On comprend donc que ce type d’agriculture est incomparablement plus riche à tous points de vue.Il a émergé et subsisté contraint par l’absence de politiques de soutien des populations et une nécessité vitale de produire de la nourriture pour l’ensemble de la famille. Il est crucial qu’en tentant de maintenir ou favoriser ce type d’agriculture, on ne perpétue pas les conditions de la pauvreté et une vie dénuée de tous conforts élémentaires ou considérés comme tel dans nos sociétés actuelles.
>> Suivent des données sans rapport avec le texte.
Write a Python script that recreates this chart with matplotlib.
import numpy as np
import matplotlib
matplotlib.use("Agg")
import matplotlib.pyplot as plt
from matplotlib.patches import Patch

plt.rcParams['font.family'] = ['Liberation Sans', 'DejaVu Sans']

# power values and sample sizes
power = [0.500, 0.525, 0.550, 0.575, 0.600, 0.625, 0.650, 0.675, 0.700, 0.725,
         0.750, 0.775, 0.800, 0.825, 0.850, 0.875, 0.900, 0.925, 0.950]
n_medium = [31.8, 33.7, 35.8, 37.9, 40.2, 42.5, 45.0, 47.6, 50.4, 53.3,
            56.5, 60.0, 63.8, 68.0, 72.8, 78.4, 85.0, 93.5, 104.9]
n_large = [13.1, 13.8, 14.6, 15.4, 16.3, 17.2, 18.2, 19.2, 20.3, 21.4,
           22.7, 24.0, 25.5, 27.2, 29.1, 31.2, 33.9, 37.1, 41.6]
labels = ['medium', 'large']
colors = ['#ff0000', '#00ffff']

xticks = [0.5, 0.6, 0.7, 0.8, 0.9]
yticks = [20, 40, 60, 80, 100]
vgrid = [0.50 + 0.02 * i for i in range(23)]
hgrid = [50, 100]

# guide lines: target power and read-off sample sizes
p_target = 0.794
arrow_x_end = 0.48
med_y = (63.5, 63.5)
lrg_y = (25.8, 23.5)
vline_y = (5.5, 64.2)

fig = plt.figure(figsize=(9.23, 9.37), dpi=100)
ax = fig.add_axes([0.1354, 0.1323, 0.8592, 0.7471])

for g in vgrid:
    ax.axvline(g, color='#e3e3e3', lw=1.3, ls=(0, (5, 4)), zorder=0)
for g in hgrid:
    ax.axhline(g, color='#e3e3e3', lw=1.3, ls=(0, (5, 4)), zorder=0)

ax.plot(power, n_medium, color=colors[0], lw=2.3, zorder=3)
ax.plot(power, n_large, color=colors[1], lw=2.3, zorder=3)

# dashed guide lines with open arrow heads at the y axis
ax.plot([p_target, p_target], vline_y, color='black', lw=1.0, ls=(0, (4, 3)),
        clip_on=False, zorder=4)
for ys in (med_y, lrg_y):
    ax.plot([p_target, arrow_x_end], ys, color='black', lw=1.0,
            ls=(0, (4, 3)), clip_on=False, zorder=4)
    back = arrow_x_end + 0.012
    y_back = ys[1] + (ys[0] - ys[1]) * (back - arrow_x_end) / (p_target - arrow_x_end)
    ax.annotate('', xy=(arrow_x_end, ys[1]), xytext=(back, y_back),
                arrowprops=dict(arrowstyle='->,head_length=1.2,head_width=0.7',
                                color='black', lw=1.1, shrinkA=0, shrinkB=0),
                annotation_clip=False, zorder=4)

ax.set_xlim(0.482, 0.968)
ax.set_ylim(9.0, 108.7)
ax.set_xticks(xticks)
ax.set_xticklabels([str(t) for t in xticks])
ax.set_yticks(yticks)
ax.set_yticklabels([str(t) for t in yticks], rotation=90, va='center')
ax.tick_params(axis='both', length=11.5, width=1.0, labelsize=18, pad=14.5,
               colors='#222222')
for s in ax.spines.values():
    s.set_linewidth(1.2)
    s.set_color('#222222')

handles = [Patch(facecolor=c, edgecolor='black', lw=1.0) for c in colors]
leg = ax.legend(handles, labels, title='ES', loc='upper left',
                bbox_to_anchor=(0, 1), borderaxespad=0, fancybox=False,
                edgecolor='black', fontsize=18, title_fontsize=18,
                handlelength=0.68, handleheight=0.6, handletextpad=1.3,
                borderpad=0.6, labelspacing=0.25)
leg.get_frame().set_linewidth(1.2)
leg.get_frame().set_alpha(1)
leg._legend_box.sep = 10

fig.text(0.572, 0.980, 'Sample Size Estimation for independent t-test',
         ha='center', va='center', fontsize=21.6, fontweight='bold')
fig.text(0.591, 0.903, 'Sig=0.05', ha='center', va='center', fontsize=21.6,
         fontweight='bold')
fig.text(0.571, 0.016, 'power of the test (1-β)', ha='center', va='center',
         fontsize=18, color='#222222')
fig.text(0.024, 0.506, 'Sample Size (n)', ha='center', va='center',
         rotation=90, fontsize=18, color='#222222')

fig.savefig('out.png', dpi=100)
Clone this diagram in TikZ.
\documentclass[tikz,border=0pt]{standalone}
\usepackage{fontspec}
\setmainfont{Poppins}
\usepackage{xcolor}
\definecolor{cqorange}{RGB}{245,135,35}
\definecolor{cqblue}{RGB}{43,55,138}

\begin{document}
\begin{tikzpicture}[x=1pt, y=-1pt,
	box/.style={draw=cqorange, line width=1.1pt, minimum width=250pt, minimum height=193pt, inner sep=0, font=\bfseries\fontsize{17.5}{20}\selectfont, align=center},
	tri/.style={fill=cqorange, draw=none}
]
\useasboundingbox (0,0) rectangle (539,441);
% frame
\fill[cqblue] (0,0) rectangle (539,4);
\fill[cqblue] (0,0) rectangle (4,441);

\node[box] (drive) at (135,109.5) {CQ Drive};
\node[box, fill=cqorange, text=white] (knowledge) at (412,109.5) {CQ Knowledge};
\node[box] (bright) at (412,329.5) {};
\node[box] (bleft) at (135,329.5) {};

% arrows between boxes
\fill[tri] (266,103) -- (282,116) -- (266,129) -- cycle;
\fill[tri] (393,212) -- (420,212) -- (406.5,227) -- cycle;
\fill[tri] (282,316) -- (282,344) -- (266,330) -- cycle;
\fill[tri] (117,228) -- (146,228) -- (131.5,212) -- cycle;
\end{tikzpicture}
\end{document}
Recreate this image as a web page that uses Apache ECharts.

Quant au déclin des milieux ouverts, c’est une perte irremplaçable, d’autant plus qu‘ils sont en danger, que soit en Europe ou ailleurs où leur existence est plus naturelle (les steppes d’Asie centrale par ex.). Mais face à l’inexorable processus en cours de l’abandon de ces milieux agricoles de montagne, malgré les programmes mis en place, et de perte des pratiques traditionnelles, les Carpates pourraient devenir un des bastions européens du réensauvagement. Alors que plusieurs espèces spécialistes des forêts sont en diminution globalement en Europe, elles se portent plutôt bien dans les Carpates. Cela vaut certainement mieux qu’un appauvrissement pur et simple tel qu’on l’observe chez nous en Belgique.